Quindi, «l’Italia deve puntare sul fatto di essere un laboratorio privilegiato a livello internazionale in ambito Open Innovation e su una nuova modalità di collaborazione a rete, che si sostituisce al vecchio distretto industriale e prescinde dal territorio di appartenenza, ma facilita rapporto fra impresa che ha competenza, mercato, finanza e le startup innovative che portano in dote conoscenza, ricerca e innovazione». Qui si introduce un nuovo elemento, legato a un modello di innovazione che non prevede più, come nel vecchio distretto, la vicinanza fisica delle imprese che fanno parte della stessa rete. Dai dati presentati a SMAU Milano sull’Open Innovation, con Assolombarda e Italia Start UP, emergono tre elementi che Macola considera «molto rilevanti: nelle 6mila startup innovative, quasi 2mila sono già oggi partecipate da imprese in logica Open Innovation». E «la startup partecipata nel 60% dei casi non appartiene al medesimo territorio dell’impresa». Emerge anche «un ruolo importante delle regioni del sud Italia quali Calabria, Campania, Puglia, le cui startup, e relativi ecosistemi (università, acceleratori, incubatori), hanno valore strategico anche per le imprese del nord». Macola propone l’esempio di un’impresa innovativa nel settore dell’aerospazio in Campania, che opera in filiera. Fa carrelli per movimentare i motori d’aereo.

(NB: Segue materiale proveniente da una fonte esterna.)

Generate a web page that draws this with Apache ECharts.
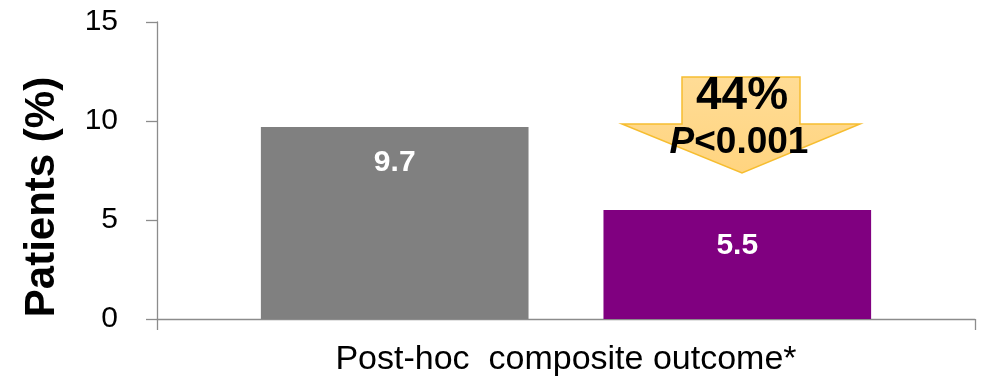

Ha una tecnologia che è un mini campione, ma non è noto, proprio perché opera in filiera».
Fra le misure più rilevanti di stimolo all’innovazione, secondo Macola, oltre agli incentivi per l’acquisto di macchinari e software, quelle «sull’assorbimento delle perdite delle startup da parte delle imprese investitrici, la detassazione dei capital gain sugli investimenti a medio e lungo termine, lo stimolo (attraverso acceleratori e fondi di investimento), alla creazione e sviluppo, di nuove startup nell’abito Industria 4.0. In Italia ci sono attori intermedi (acceleratori, incubatori, parchi scientifici) che possono interfacciarsi con le imprese e rappresentano i nuovi hub per l’innovazione delle stesse in logica Industria 4.0. All’estero questi attori sono già oggi considerati le nuove business school per le imprese». Esempi: il parco tecnologico padano (con un’eccellenza mondiale nel settore agrifood), H-Farm in Veneto, Nana Bianca in Toscana, I3P in Piemonte, Digital Magic. Tutti hanno un programma di formazione culturale per le imprese e le aiutano a raccordarsi in maniera adeguata all’ecosistema delle startup innovative».